Desmon melihat, sektor poultry masih berprospek cerah di waktu mendatang. Sebab, peningkatan daya beli masyarakat serta perekonomian dalam negeri disinyalir dapat mengerek industri tersebut.

"Konsumsi akan bagus juga. Hal ini baik untuk pendapatan JPFA," papar dia.

Analis Fixed Income MNC Securities I Made Adi Saputra berpendapat, obligasi yang ditawarkan BRI juga menarik. Memang besaran kupon yang ditawarkan tipis di atas yield surat utang negara (SUN) bertenor sama. Semisal untuk seri E bertenor 10 tahun dengan kupon 8,9%, hanya 60 bps melebihi yield obligasi pemerintah bertempo serupa.
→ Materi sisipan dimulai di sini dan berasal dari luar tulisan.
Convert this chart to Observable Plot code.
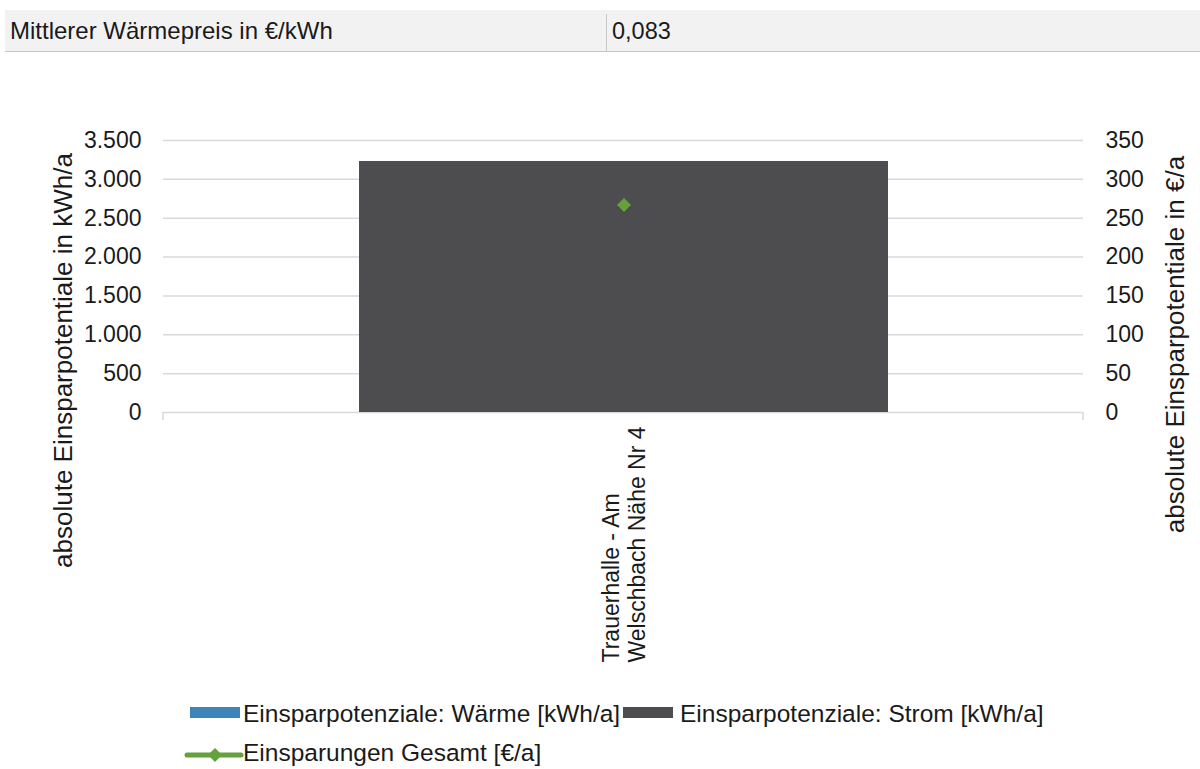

Kendati demikian, risiko obligasi BRI cukup minim. PT Pemeringkat Efek Indonesia (PEFINDO) menyematkan rating terbaik idAAA untuk surat utang tersebut. Industri perbankan sebenarnya dalam tekanan, namun masih mampu mencetak pertumbuhan pendapatan dan net interest margin (NIM) di tengah bayang-bayang membesarnya non performing loan (NPL).

Bersaing dengan SUN

Menurut Made, obligasi besutan IMPC juga cukup atraktif. Besaran kupon yang ditawarkan cukup menggiurkan ketimbang instrumen sejenis yang bakal meluncur dalam waktu dekat.

Imbal hasil tersebut juga lebih tinggi 230 bps dibandingkan yield SUN bertenor sama. Terlebih PEFINDO menghadiahi rating idA- bagi efek anyar tersebut. "Tapi dengan kondisi pasar seperti saat ini, obligasi korporasi justru bersaing dengan obligasi pemerintah dalam memperebutkan dana investor," papar Made.

Volatilitas yang melanda pasar surat utang Indonesia dalam kurun beberapa pekan terakhir sudah mengerek yield SUN ke level yang lebih tinggi. Yield SUN bertenor 10 tahun telah melambung hingga 8,28% per Jumat (25/11).

Walhasil, sebagian investor berpotensi mengalirkan dananya ke obligasi pemerintah yang minim risiko ketimbang obligasi korporasi. Made memprediksi, sepanjang tahun 2016, penerbitan obligasi korporasi berpotensi mencapai Rp 110 triliun.

Cuma, analis menilai harga surat utang bakal merosot di akhir tahun ini. Pemicunya ketidakpastian pasca terpilihnya Donald Trump sebagai Presiden Amerika Serikat serta peluang kenaikan suku bunga acuan pada rapat The Fed mendatang.

"Kenaikan yield membuat beberapa korporasi menunda rencana penerbitan obligasi," terangnya. Di akhir tahun 2016, kupon obligasi korporasi bertenor tiga tahun dengan rating idAAA diprediksi mencapai 8,5%–9,25%.